South Sudan to get better quality broadband
The Minister of Telecommunications and Postal Services expressed a commitment to connect to undersea fibre cable networks via neighboring countries within the next year. Such a move makes sense considering how the SEACOM and EASSy cables have led to a proliferation of terrestrial backbone networks across Kenya and Uganda. A national telecoms regulator is also on tap to ensure licenses, spectrum, and other projects are well-managed.
More TV white-spaces spectrum trials
Unused frequencies are gaining more attention as an opportunity to connect rural and peri-urban communities to the internet. Within the past year, Microsoft has conducted trials in Kenya, Tanzania, Ghana, and South Africa. Google has done so in the Western Cape. The latest is an effort to connect schools in Limpopo, South Africa. Botswana and Namibia are next. Such initiatives take the right combination of public and private sector collaboration. Approval from the telecoms regulator is also crucial – and often hard to come by.
Made In Africa tablets on the horizon
There’s been great debate about whether a tablet designed and marketed in Africa but made in China is truly African. VMK, based in Congo-Brazzaville, will soon begin manufacturing its smartphones and tablets in the country. The move will create dozens of local jobs though there is no word on whether device pricing will change.
Internet Exchange Points discussed in Mauritania
The Africa Union’s AXIS project aims to keep Africa’s internet traffic local by providing capacity building and technical assistance to facilitate the establishment of Internet Exchange Points and Regional Internet Exchange Points in Africa. The latest of year-long workshops was held in Nouakchott, Mauritania with representatives from around the North Africa region in attendance. Notably, experts from the Sahrawi Republic were present – a great sign considering internet access (and awareness) in Western Sahara is virtually non-existent. Network peering is also largely missing in the region (outside perhaps Tunisia).
Boukary Konaté continues to strengthen Mali’s online culture
The Malian techpreneur promotes local languages and cultures on his bilingual, personal blog. A couple of years ago, he introduced village people to the Internet during a cruise down the Niger River in Mali. Now, Mr. Konaté’s latest project is “When The Village Awakes” – an online place to collect and share information about Mali’s traditional cultures. Technology is slowly eroding many traditions found in rural village life. At the same time, social media can preserve those traditions for future generations who would otherwise not be exposed to them. Follow the project’s progress on Facebook.
Togo’s government eyes a third mobile operator
A new 3G and 4G mobile license could be awarded in the near future to boost competition and raise investment in domestic mobile infrastructure. Such a move, in turn, is hoped to strengthen Togo’s overall digital economy. Plans to add a third mobile operator in 2008 and again in 2011 fell through, however, so nothing is guaranteed. Such a move would be welcomed in Togo where mobile broadband services cost noticeably more than in neighboring Ghana.

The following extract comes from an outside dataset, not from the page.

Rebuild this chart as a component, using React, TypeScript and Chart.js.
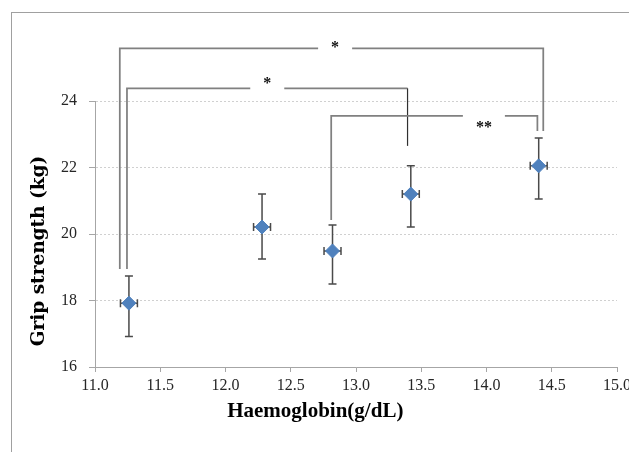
import React, { useEffect, useRef } from 'react';
import { Chart, registerables } from 'chart.js';

Chart.register(...registerables);

// ---- data ----
const haemoglobin = [11.26, 12.28, 12.82, 13.42, 14.40];
const haemoglobinErr = [0.065, 0.065, 0.065, 0.065, 0.065];
const gripStrength = [17.92, 20.21, 19.49, 21.20, 22.05];
const gripUpper = [18.74, 21.20, 20.27, 22.05, 22.89];
const gripLower = [16.92, 19.25, 18.50, 20.21, 21.05];

const xMin = 11.0;
const xMax = 15.0;
const xStep = 0.5;
const yMin = 16;
const yMax = 24;
const yStep = 2;

const xTitle = 'Haemoglobin(g/dL)';
const yTitle = 'Grip strength (kg)';

// significance brackets (data coordinates)
const bracketLabels = ['*', '*', '**'];
const bracketLeftX = [11.19, 11.245, 12.81];
const bracketLeftBottom = [18.95, 18.95, 20.42];
const bracketTop = [25.58, 24.38, 23.55];
const bracketRightX = [14.435, 13.395, 14.39];
const bracketRightBottom = [23.1, 22.65, 23.1];
const bracketLabelX = [12.84, 12.32, 13.98];
const bracketLabelY = [25.7, 24.6, 23.28];

const TICK_FONT = "'Liberation Serif', 'Times New Roman', serif";

const overlayPlugin = {
  id: 'overlay',
  beforeDraw(chart: any) {
    const { ctx, width, height } = chart;
    ctx.save();
    ctx.fillStyle = '#ffffff';
    ctx.fillRect(0, 0, width, height);
    ctx.strokeStyle = '#a0a0a0';
    ctx.lineWidth = 1;
    ctx.strokeRect(11.5, 12.5, width + 50, height + 50);
    ctx.restore();
  },
  beforeDatasetsDraw(chart: any) {
    const { ctx } = chart;
    const xs = chart.scales.x;
    const ys = chart.scales.y;
    ctx.save();
    ctx.strokeStyle = '#4a4a4a';
    ctx.lineWidth = 1.5;
    for (let i = 0; i < haemoglobin.length; i++) {
      const cx = xs.getPixelForValue(haemoglobin[i]);
      const cy = ys.getPixelForValue(gripStrength[i]);
      const yt = ys.getPixelForValue(gripUpper[i]);
      const yb = ys.getPixelForValue(gripLower[i]);
      const xl = xs.getPixelForValue(haemoglobin[i] - haemoglobinErr[i]);
      const xr = xs.getPixelForValue(haemoglobin[i] + haemoglobinErr[i]);
      ctx.beginPath();
      ctx.moveTo(cx, yt);
      ctx.lineTo(cx, yb);
      ctx.moveTo(cx - 4, yt);
      ctx.lineTo(cx + 4, yt);
      ctx.moveTo(cx - 4, yb);
      ctx.lineTo(cx + 4, yb);
      ctx.moveTo(xl, cy);
      ctx.lineTo(xr, cy);
      ctx.moveTo(xl, cy - 4);
      ctx.lineTo(xl, cy + 4);
      ctx.moveTo(xr, cy - 4);
      ctx.lineTo(xr, cy + 4);
      ctx.stroke();
    }
    ctx.restore();
  },
  afterDraw(chart: any) {
    const { ctx, chartArea } = chart;
    const xs = chart.scales.x;
    const ys = chart.scales.y;
    ctx.save();
    // brackets
    ctx.font = "bold 16px 'Liberation Serif', serif";
    for (let i = 0; i < bracketLabels.length; i++) {
      const lx = xs.getPixelForValue(bracketLeftX[i]);
      const rx = xs.getPixelForValue(bracketRightX[i]);
      const ty = ys.getPixelForValue(bracketTop[i]);
      const lb = ys.getPixelForValue(bracketLeftBottom[i]);
      const rb = ys.getPixelForValue(bracketRightBottom[i]);
      const tx = xs.getPixelForValue(bracketLabelX[i]);
      const tyl = ys.getPixelForValue(bracketLabelY[i]);
      const tw = ctx.measureText(bracketLabels[i]).width;
      const gap = tw / 2 + 13;
      ctx.strokeStyle = '#808080';
      ctx.lineWidth = 1.75;
      ctx.beginPath();
      ctx.moveTo(lx, lb);
      ctx.lineTo(lx, ty);
      ctx.lineTo(tx - gap, ty);
      ctx.moveTo(tx + gap, ty);
      ctx.lineTo(rx, ty);
      if (i !== 1) ctx.lineTo(rx, rb);
      ctx.stroke();
      if (i === 1) {
        ctx.strokeStyle = '#303030';
        ctx.lineWidth = 1.2;
        ctx.beginPath();
        ctx.moveTo(rx, ty);
        ctx.lineTo(rx, rb);
        ctx.stroke();
      }
      ctx.fillStyle = '#111111';
      ctx.textAlign = 'center';
      ctx.textBaseline = 'middle';
      ctx.fillText(bracketLabels[i], tx, tyl + 3);
    }
    // axis titles
    ctx.fillStyle = '#000000';
    ctx.textAlign = 'center';
    ctx.textBaseline = 'middle';
    ctx.font = "bold 21px 'Liberation Serif', 'Times New Roman', serif";
    ctx.fillText(xTitle, chartArea.left + chartArea.width * 0.422, chartArea.bottom + 45);
    ctx.translate(chartArea.left - 56, chartArea.top + chartArea.height * 0.564);
    ctx.rotate(-Math.PI / 2);
    ctx.font = "bold 18.5px 'DejaVu Serif', serif";
    ctx.fillText(yTitle, 0, 0);
    ctx.restore();
  },
};

export default function App() {
  const ref = useRef<HTMLCanvasElement | null>(null);
  useEffect(() => {
    if (!ref.current) return;
    const chart = new Chart(ref.current, {
      type: 'scatter',
      data: {
        datasets: [
          {
            label: 'Grip strength',
            data: haemoglobin.map((x, i) => ({ x, y: gripStrength[i] })),
            pointStyle: 'rectRot',
            pointRadius: 7,
            pointHoverRadius: 7,
            backgroundColor: '#4f81bd',
            borderColor: '#4f81bd',
            borderWidth: 1,
          },
        ],
      },
      options: {
        responsive: false,
        animation: false,
        devicePixelRatio: 1,
        events: [],
        layout: { padding: { left: 0, top: 101, right: 83, bottom: 103 } },
        plugins: { legend: { display: false }, tooltip: { enabled: false } },
        scales: {
          x: {
            type: 'linear',
            min: xMin,
            max: xMax,
            afterFit: (s: any) => {
              s.height = 30;
            },
            ticks: {
              stepSize: xStep,
              autoSkip: false,
              maxRotation: 0,
              padding: 4,
              color: '#262626',
              font: { family: TICK_FONT, size: 16 },
              callback: (v: any) => Number(v).toFixed(1),
            },
            grid: {
              drawOnChartArea: false,
              drawTicks: true,
              tickLength: 5,
              tickColor: '#a6a6a6',
              tickWidth: 1,
            },
            border: { display: true, color: '#a6a6a6', width: 1 },
          },
          y: {
            type: 'linear',
            min: yMin,
            max: yMax,
            afterFit: (s: any) => {
              s.width = 95;
            },
            ticks: {
              stepSize: yStep,
              padding: 12,
              color: '#262626',
              font: { family: TICK_FONT, size: 16 },
            },
            grid: {
              color: '#d0d0d0',
              lineWidth: 1,
              drawTicks: true,
              tickLength: 6,
              tickColor: '#a6a6a6',
              tickWidth: 1,
            },
            border: { display: true, color: '#a6a6a6', width: 1, dash: [2, 2] },
          },
        },
      },
      plugins: [overlayPlugin],
    } as any);
    return () => chart.destroy();
  }, []);
  return (
    <div
      style={{
        position: 'fixed',
        left: 0,
        top: 0,
        width: 629,
        height: 452,
        overflow: 'hidden',
        background: '#fff',
      }}
    >
      <canvas ref={ref} width={700} height={500} style={{ display: 'block', width: 700, height: 500 }} />
    </div>
  );
}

PayPal is available in four more African countries
More than 200 markets will soon be served by PayPal. Residents of Cameroon, Côte d’Ivoire, Nigeria, and Zimbabwe will be able to register for accounts and make payments. The caveat is that users in these countries will still need to have a card authorized for Internet transactions by the issuing bank. Still, this is a step in the right direction for encouraging African e-commerce.

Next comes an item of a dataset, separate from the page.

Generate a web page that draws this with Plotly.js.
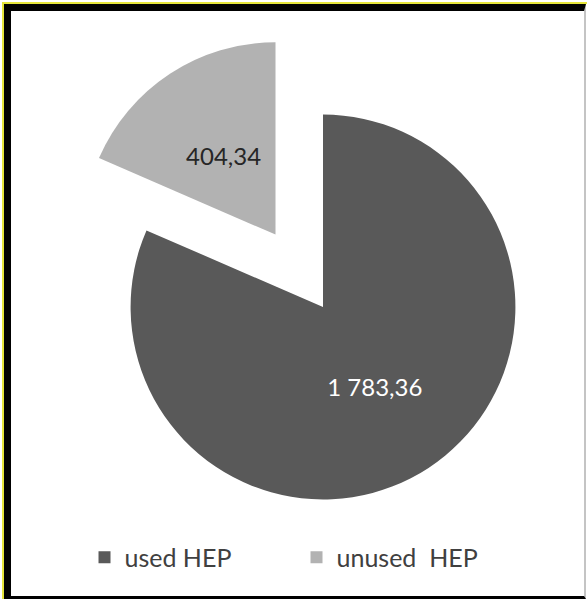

Ethiopia fixed- and mobile-penetration at 30%
According to an announcement from the Head of Communication at Ethio Telecom, the company has coverage in 16,000 of 18,000 settlements in the country. Residents may still need to travel upwards of 5-kilometers to use telecom services. Compare that to a decade ago when people in the remotest areas were 30km removed from coverage. By 2015, every settlement will have telecom services. Fixed and mobile penetration stands at an estimated 30% – up from less than 1% ten years ago. No comments were given on the quality of service, however.

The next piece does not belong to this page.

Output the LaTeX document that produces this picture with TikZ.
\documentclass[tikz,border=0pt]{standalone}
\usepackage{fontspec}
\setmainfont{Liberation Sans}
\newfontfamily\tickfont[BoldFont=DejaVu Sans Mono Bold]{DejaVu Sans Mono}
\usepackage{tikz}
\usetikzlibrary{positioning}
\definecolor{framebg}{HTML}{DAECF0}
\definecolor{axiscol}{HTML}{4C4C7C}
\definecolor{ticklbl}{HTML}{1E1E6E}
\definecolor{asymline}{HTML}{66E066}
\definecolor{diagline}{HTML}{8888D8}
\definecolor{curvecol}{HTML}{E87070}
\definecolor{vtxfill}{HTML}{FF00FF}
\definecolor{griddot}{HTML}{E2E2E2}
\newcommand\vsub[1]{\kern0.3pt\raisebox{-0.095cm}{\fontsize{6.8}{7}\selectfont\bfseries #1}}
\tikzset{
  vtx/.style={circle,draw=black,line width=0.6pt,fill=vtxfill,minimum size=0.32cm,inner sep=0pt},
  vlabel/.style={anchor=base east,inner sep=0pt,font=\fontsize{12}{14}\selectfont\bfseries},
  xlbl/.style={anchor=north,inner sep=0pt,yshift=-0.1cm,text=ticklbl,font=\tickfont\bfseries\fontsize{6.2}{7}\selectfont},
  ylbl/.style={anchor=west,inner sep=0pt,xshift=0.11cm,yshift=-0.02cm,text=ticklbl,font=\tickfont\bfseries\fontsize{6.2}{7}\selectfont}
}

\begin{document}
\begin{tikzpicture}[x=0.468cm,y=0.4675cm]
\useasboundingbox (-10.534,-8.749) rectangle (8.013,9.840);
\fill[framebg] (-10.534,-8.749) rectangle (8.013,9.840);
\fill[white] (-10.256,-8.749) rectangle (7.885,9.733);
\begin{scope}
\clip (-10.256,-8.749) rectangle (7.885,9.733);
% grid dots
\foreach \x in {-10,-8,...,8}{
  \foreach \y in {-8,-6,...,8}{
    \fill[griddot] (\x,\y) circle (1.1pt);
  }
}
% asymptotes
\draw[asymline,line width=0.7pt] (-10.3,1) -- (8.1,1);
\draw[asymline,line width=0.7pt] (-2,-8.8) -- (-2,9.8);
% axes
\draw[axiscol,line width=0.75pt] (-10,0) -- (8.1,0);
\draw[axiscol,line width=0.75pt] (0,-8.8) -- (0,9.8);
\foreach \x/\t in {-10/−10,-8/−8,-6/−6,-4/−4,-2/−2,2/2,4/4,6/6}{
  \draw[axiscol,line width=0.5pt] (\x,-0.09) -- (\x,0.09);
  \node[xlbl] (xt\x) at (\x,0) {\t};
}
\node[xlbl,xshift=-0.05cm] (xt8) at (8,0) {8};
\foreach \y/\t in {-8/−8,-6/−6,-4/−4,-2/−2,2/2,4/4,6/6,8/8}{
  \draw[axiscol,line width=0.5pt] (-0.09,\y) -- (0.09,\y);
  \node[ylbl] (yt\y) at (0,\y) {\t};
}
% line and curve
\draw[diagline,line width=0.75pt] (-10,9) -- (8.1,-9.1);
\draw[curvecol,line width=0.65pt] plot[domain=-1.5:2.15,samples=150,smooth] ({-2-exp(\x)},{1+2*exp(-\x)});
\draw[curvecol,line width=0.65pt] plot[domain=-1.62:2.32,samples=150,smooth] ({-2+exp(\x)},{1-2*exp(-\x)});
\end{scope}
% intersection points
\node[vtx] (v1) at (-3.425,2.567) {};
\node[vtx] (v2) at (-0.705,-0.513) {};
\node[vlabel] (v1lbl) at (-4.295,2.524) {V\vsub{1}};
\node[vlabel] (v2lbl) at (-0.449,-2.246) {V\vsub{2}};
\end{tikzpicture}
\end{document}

@iLab Africa research center launched
The @iLabAfrica Research and Innovation Center at Strathmore University was officially launched on June 19th in Nairobi, Kenya. The research Center was established to spearhead ICT research, innovation, and entrepreneurship with a mission of providing an environment that promotes technology innovation and business support structure and policy. Of the 82 apps developed in the Samsung-Strathmore research lab so far, 62 are already in use in the market. The main industry partners working with @iLabAfrica include Safaricom, Samsung, Ericsson, Oracle, IBM and Intel.
African music streaming services abound
According to a report by International Federation of Phonographic Industries (IFPI), digital music sales in South Africa doubled in 2013 to 14% of the market. Better mobile broadband access is creating an opportunity for digital music distribution in Africa. With this happening, a variety of African music streaming services are vying for subscribers. Currently, there are more than a dozen African companies that offer similar music platforms. Each follows a different payment model, but most royalties to the participating artists. However, a large share of revenue is often taken by the operator, thus making it difficult for music companies and artists to profit. Music companies are slowly starting to win-out over operators, yet a lack of mobile broadband still limits the amount of digital music that is purchased.